Are you doing everything with twisted pairs or coax?
Archimedes' Lever
Guest
Thu Mar 11, 2010 1:24 am
On Wed, 10 Mar 2010 15:06:57 -0800, Winston <Winston_at_bigbrother.net>
wrote:
Quote:
On 3/10/2010 5:51 AM, Johnny5 wrote:
(...)
Is there a way to mitigate these transients if I
have to have this length
of wire?
Try reducing the inductance of the wire
between the coil and your driver transistor.
This should turn your voltage pulse into
a current pulse.
First prize: Flat copper bar.
Second prize: Flat copper braid.
(Salvage from old, large diameter coaxial cable).
--Winston
Or non-inpregnated solder braid.
Silver plated copper wire also makes good high current feeds for short
jumps.
Johnny5
Guest
Tue Mar 16, 2010 10:25 pm
On Mar 10, 7:24 pm, Archimedes' Lever <OneBigLe...@InfiniteSeries.Org>
wrote:
Quote:
On Wed, 10 Mar 2010 15:06:57 -0800, Winston <Wins...@bigbrother.net
wrote:
On 3/10/2010 5:51 AM, Johnny5 wrote:
(...)
Is there a way to mitigate these transients if I
have to have this length
of wire?
Try reducing the inductance of the wire
between the coil and your driver transistor.

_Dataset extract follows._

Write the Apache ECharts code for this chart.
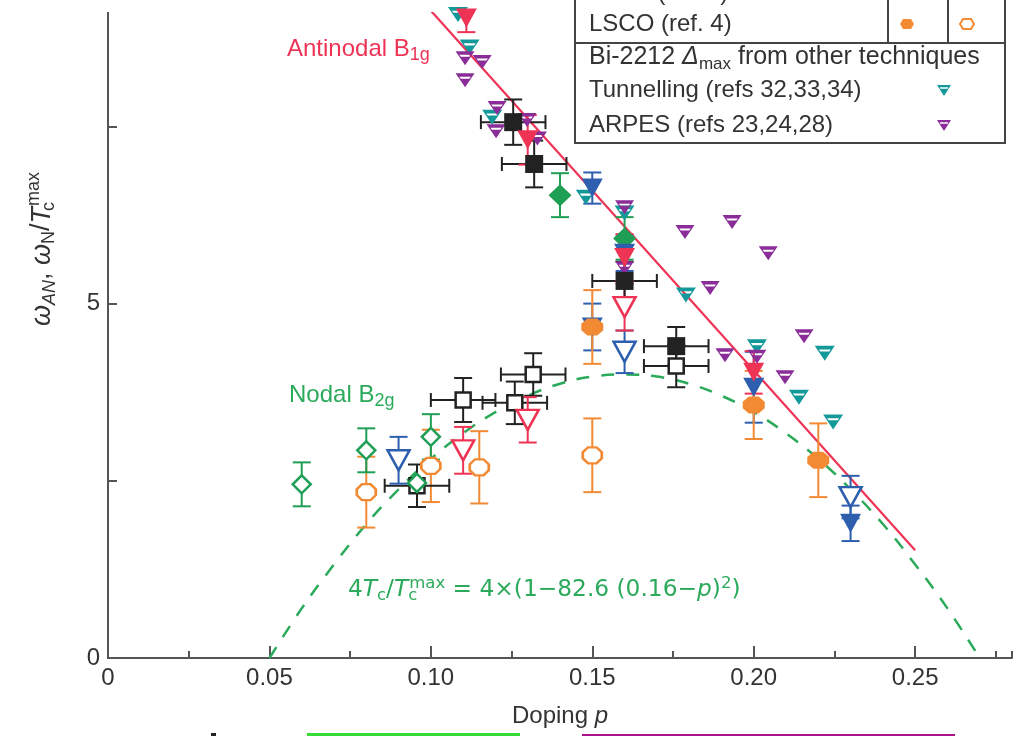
<!DOCTYPE html>
<html>
<head>
<meta charset="utf-8">
<script src="https://cdn.jsdelivr.net/npm/echarts@6/dist/echarts.min.js"></script>
<style>
html, body { margin: 0; padding: 0; background: #fff; }
#main { width: 1015px; height: 736px; }
</style>
</head>
<body>
<div id="main"></div>
<script>
// rows: [doping p, omega / Tc max, y error, p error]
var bi2212B1g = [[0.14, 6.53, 0.31, 0], [0.16, 5.92, 0.30, 0]];
var bi2212B2g = [[0.06, 2.45, 0.31, 0], [0.08, 2.93, 0.31, 0], [0.0957, 2.47, 0, 0], [0.10, 3.12, 0.32, 0]];
var hgB1g = [[0.15, 6.63, 0.22, 0], [0.15, 4.67, 0.33, 0], [0.16, 5.71, 0.25, 0], [0.20, 3.82, 0.50, 0], [0.23, 1.90, 0.25, 0]];
var hgB2g = [[0.09, 2.79, 0.33, 0], [0.16, 4.32, 0.30, 0], [0.23, 2.27, 0.30, 0]];
var tlB1g = [[0.111, 9.03, 0.20, 0], [0.13, 7.31, 0.35, 0], [0.16, 5.65, 0.33, 0], [0.20, 4.03, 0.30, 0]];
var tlB2g = [[0.11, 2.93, 0.33, 0], [0.13, 3.36, 0.32, 0], [0.16, 4.95, 0.33, 0]];
var yB1g = [[0.1255, 7.56, 0.32, 0.01], [0.132, 6.97, 0.33, 0.01], [0.16, 5.32, 0.27, 0.01], [0.176, 4.40, 0.27, 0.01]];
var yB2g = [[0.0957, 2.43, 0.30, 0.01], [0.11, 3.64, 0.31, 0.01], [0.126, 3.60, 0.30, 0.01], [0.1317, 4.00, 0.30, 0.01], [0.176, 4.12, 0.30, 0.01]];
var lscoB1g = [[0.15, 4.67, 0.52, 0], [0.20, 3.57, 0.48, 0], [0.22, 2.79, 0.52, 0]];
var lscoB2g = [[0.08, 2.34, 0.50, 0], [0.10, 2.71, 0.51, 0], [0.115, 2.69, 0.51, 0], [0.15, 2.86, 0.52, 0]];
var tunnelling = [[0.1084, 9.08], [0.112, 8.62], [0.119, 7.63], [0.148, 6.50], [0.16, 6.28], [0.179, 5.12],
  [0.201, 4.39], [0.214, 3.68], [0.222, 4.30], [0.2246, 3.33]];
var arpes = [[0.1106, 8.46], [0.1159, 8.41], [0.1106, 8.15], [0.1205, 7.76], [0.1202, 7.43], [0.1298, 7.59],
  [0.133, 7.33], [0.16, 6.36], [0.16, 5.50], [0.1787, 6.01], [0.1933, 6.15], [0.2045, 5.71], [0.1865, 5.22],
  [0.1911, 4.27], [0.201, 4.25], [0.2097, 3.96], [0.2156, 4.54]];
var antinodalLine = [[0.09, 9.64], [0.25, 1.52]];
var nodalP = [0.05, 0.06, 0.07, 0.08, 0.09, 0.10, 0.11, 0.12, 0.13, 0.14, 0.15, 0.16,
  0.17, 0.18, 0.19, 0.20, 0.21, 0.22, 0.23, 0.24, 0.25, 0.26, 0.27];
var nodalW = [0.0, 0.70, 1.32, 1.89, 2.38, 2.81, 3.17, 3.47, 3.70, 3.87, 3.97, 4.0,
  3.97, 3.87, 3.70, 3.47, 3.17, 2.81, 2.38, 1.89, 1.32, 0.70, 0.0];
var xTickLabels = [0, 0.05, 0.10, 0.15, 0.20, 0.25];
var yTicks = [0, 2.5, 5, 7.5];
var yTickLabels = [0, 5];

var FONT = 'Liberation Sans, Arial, sans-serif';
var WIDE = 'DejaVu Sans, sans-serif';
var GREEN = '#1f9e55', BLUE = '#2d5fae', RED = '#ee3355', BLACK = '#222222';
var ORANGE = '#f28a34', TEAL = '#14999a', PURPLE = '#8a2d98', TXT = '#333333';
var LGREEN = '#2aaa5a';

var TRI = 'path://M0,0 L20,0 L10,18 Z';
var OCT = 'path://M5,0 L13,0 L18,5 L18,11 L13,16 L5,16 L0,11 L0,5 Z';
var BARTRI = 'path://M0,0 L20,0 L10,14 Z M4,3.5 L5.5,5.5 L14.5,5.5 L16,3.5 Z';

function errorBars(color, cap) {
	return function(params, api) {
		var p = api.value(0), v = api.value(1), ey = api.value(2), ex = api.value(3);
		var st = { stroke: color, lineWidth: 2 };
		var parts = [];
		if (ey > 0) {
			var t = api.coord([p, v + ey]), b = api.coord([p, v - ey]);
			parts.push({ type: 'line', shape: { x1: t[0], y1: t[1], x2: b[0], y2: b[1] }, style: st });
			parts.push({ type: 'line', shape: { x1: t[0] - cap, y1: t[1], x2: t[0] + cap, y2: t[1] }, style: st });
			parts.push({ type: 'line', shape: { x1: b[0] - cap, y1: b[1], x2: b[0] + cap, y2: b[1] }, style: st });
		}
		if (ex > 0) {
			var l = api.coord([p - ex, v]), r = api.coord([p + ex, v]);
			parts.push({ type: 'line', shape: { x1: l[0], y1: l[1], x2: r[0], y2: r[1] }, style: st });
			parts.push({ type: 'line', shape: { x1: l[0], y1: l[1] - 7, x2: l[0], y2: l[1] + 7 }, style: st });
			parts.push({ type: 'line', shape: { x1: r[0], y1: r[1] - 7, x2: r[0], y2: r[1] + 7 }, style: st });
		}
		return { type: 'group', children: parts };
	};
}

function group(data, color, symbol, size, open) {
	return [{
		type: 'custom',
		clip: true,
		renderItem: errorBars(color, 9),
		encode: { x: 0, y: 1 },
		data: data,
		silent: true
	}, {
		type: 'scatter',
		symbol: symbol,
		symbolSize: size,
		data: data.map(function(d) { return [d[0], d[1]]; }),
		itemStyle: {
			color: open ? '#ffffff' : color,
			borderColor: color,
			borderWidth: open ? 2.5 : 0,
			opacity: 1
		}
	}];
}

// rich text with sub / superscripts
function richText(x, y, text, color, o) {
	o = o || {};
	var f = o.font || FONT, big = o.size || 24, small = o.sub || 16, lh = big + 6;
	var r = {
		n: { fontSize: big, lineHeight: lh, fontFamily: f },
		i: { fontSize: big, lineHeight: lh, fontFamily: f, fontStyle: 'italic' },
		s: { fontSize: small, lineHeight: 8, fontFamily: f, verticalAlign: 'bottom' },
		si: { fontSize: small, lineHeight: 8, fontFamily: f, fontStyle: 'italic', verticalAlign: 'bottom' },
		sz: { fontSize: small, lineHeight: 8, fontFamily: f, verticalAlign: 'bottom', width: 1 },
		p: { fontSize: small, lineHeight: 8, fontFamily: f, verticalAlign: 'top' }
	};
	for (var k in r) {
		r[k].fill = color;
		r[k].color = color;
	}
	var al = o.align || 'left';
	return {
		type: 'text', x: x, y: y, z: 50, rotation: o.rotation || 0,
		style: {
			text: text, rich: r, fill: color,
			fontSize: big, fontFamily: f,
			align: al, verticalAlign: 'middle',
			textAlign: al, textVerticalAlign: 'middle'
		}
	};
}

var series = [];
series.push({
	type: 'line',
	data: nodalP.map(function(p, i) { return [p, nodalW[i]]; }),
	showSymbol: false,
	smooth: 0.4,
	lineStyle: { color: LGREEN, width: 2.5, type: [13, 12] },
	z: 1
});
series.push({
	type: 'line',
	data: antinodalLine,
	showSymbol: false,
	lineStyle: { color: RED, width: 2.2 },
	z: 1
});
series = series.concat(
	group(tunnelling.map(function(d) { return [d[0], d[1], 0, 0]; }), TEAL, BARTRI, [20, 15], false),
	group(arpes.map(function(d) { return [d[0], d[1], 0, 0]; }), PURPLE, BARTRI, [19, 14], false),
	group(lscoB2g, ORANGE, OCT, [19, 16], true),
	group(yB2g, BLACK, 'rect', [15, 15], true),
	group(bi2212B2g, GREEN, 'diamond', [18, 18], true),
	group(hgB2g, BLUE, TRI, [22, 20], true),
	group(tlB2g, RED, TRI, [22, 20], true),
	group(bi2212B1g, GREEN, 'diamond', [23, 22], false),
	group(hgB1g, BLUE, TRI, [21, 19], false),
	group(lscoB1g, ORANGE, OCT, [22, 17], false),
	group(yB1g, BLACK, 'rect', [18, 18], false),
	group(tlB1g, RED, TRI, [21, 19], false)
);

var legendG = [
	{ type: 'rect', z: 40, shape: { x: 575, y: -40, width: 430, height: 183 }, style: { fill: '#fff', stroke: '#444', lineWidth: 2 } },
	{ type: 'line', z: 41, shape: { x1: 575, y1: 43, x2: 1005, y2: 43 }, style: { stroke: '#444', lineWidth: 2 } },
	{ type: 'line', z: 41, shape: { x1: 888, y1: -40, x2: 888, y2: 43 }, style: { stroke: '#444', lineWidth: 2 } },
	{ type: 'line', z: 41, shape: { x1: 948, y1: -40, x2: 948, y2: 43 }, style: { stroke: '#444', lineWidth: 2 } },
	richText(589, -7, '{n|Y-123 (ref. 4)}', TXT),
	richText(589, 24, '{n|LSCO (ref. 4)}', TXT),
	richText(589, 57, '{n|Bi-2212 }{i|Δ}{s|max}{n| from other techniques}', TXT, { size: 25, sub: 17 }),
	richText(589, 90, '{n|Tunnelling (refs 32,33,34)}', TXT),
	richText(589, 125, '{n|ARPES (refs 23,24,28)}', TXT),
	{ type: 'polygon', z: 42, shape: { points: [[903, 19], [911, 19], [914, 24], [911, 29], [903, 29], [900, 24]] }, style: { fill: ORANGE } },
	{ type: 'polygon', z: 42, shape: { points: [[963, 19], [971, 19], [974, 24], [971, 29], [963, 29], [960, 24]] }, style: { fill: '#fff', stroke: ORANGE, lineWidth: 2 } },
	{ type: 'polygon', z: 42, shape: { points: [[937, 85], [951, 85], [944, 96]] }, style: { fill: TEAL } },
	{ type: 'line', z: 43, shape: { x1: 940, y1: 88, x2: 948, y2: 88 }, style: { stroke: '#fff', lineWidth: 1.5 } },
	{ type: 'polygon', z: 42, shape: { points: [[937, 120], [951, 120], [944, 131]] }, style: { fill: PURPLE } },
	{ type: 'line', z: 43, shape: { x1: 940, y1: 123, x2: 948, y2: 123 }, style: { stroke: '#fff', lineWidth: 1.5 } }
];

var labelsG = [
	richText(287, 49, '{n|Antinodal B}{s|1g}', RED, { sub: 18 }),
	richText(289, 395, '{n|Nodal B}{s|2g}', LGREEN, { sub: 18 }),
	richText(348, 590, '{n|4}{i|T}{s|c}{n|/}{i|T}{sz|c}{p|max}{n| = 4×(1−82.6 (0.16−}{i|p}{n|)}{p|2}{n|)}', LGREEN,
		{ font: WIDE, size: 23.3, sub: 16.5 }),
	richText(512, 716, '{n|Doping }{i|p}', TXT),
	richText(42, 249, '{i|ω}{si|AN}{n|, }{i|ω}{s|N}{n|/}{i|T}{sz|c}{p|max}', TXT,
		{ size: 27, sub: 18, align: 'center', rotation: Math.PI / 2 }),
	{ type: 'rect', shape: { x: 307, y: 733, width: 213, height: 3 }, style: { fill: '#33dd33' } },
	{ type: 'rect', shape: { x: 582, y: 734, width: 373, height: 2 }, style: { fill: '#aa1188' } },
	{ type: 'rect', shape: { x: 211, y: 733, width: 5, height: 3 }, style: { fill: '#222' } }
];

function xLabel(v) {
	if (Math.abs(v * 20 - Math.round(v * 20)) > 1e-6) return '';
	return v === 0 ? '0' : v.toFixed(2);
}

var axisCol = '#555555';
var option = {
	animation: false,
	backgroundColor: '#ffffff',
	grid: { left: 108, right: 3, top: 13, bottom: 78 },
	xAxis: [{
		type: 'value', min: 0, max: 0.28, interval: 0.05,
		axisLine: { lineStyle: { color: axisCol, width: 2 } },
		axisTick: { inside: true, length: 12, customValues: xTickLabels, lineStyle: { color: axisCol, width: 2 } },
		axisLabel: { formatter: xLabel, customValues: xTickLabels, fontSize: 24, fontFamily: FONT, color: TXT, margin: 8 },
		splitLine: { show: false }
	}, {
		type: 'value', min: 0, max: 0.28, interval: 0.025, position: 'bottom',
		axisLine: { show: false },
		axisTick: { inside: true, length: 7, lineStyle: { color: axisCol, width: 2 } },
		axisLabel: { show: false },
		splitLine: { show: false }
	}],
	yAxis: [{
		type: 'value', min: 0, max: 9.1, interval: 2.5,
		axisLine: { show: true, lineStyle: { color: axisCol, width: 2 } },
		axisTick: { inside: true, length: 9, customValues: yTicks, lineStyle: { color: axisCol, width: 2 } },
		axisLabel: {
			customValues: yTickLabels,
			formatter: function(v) { return v === 0 ? '0' : (v === 5 ? '5' : ''); },
			fontSize: 24, fontFamily: FONT, color: TXT, margin: 8
		},
		splitLine: { show: false }
	}, {
		type: 'value', min: 0, max: 9.1, position: 'right',
		axisLine: { show: true, lineStyle: { color: axisCol, width: 2 } },
		axisTick: { show: false },
		axisLabel: { show: false },
		splitLine: { show: false }
	}],
	series: series,
	graphic: { elements: legendG.concat(labelsG) }
};

var chart = echarts.init(document.getElementById('main'));
chart.setOption(option);
</script>
</body>
</html>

This should turn your voltage pulse into
a current pulse.
First prize: Flat copper bar.
Second prize: Flat copper braid.
(Salvage from old, large diameter coaxial cable).
--Winston
Or non-inpregnated solder braid.
Silver plated copper wire also makes good high current feeds for short
jumps.
Thank you all for your help, absolutely the strangest case of RFI/EM
enduced cmos latchup I have ever seen.
No layout issues just some carefully placed bat54's.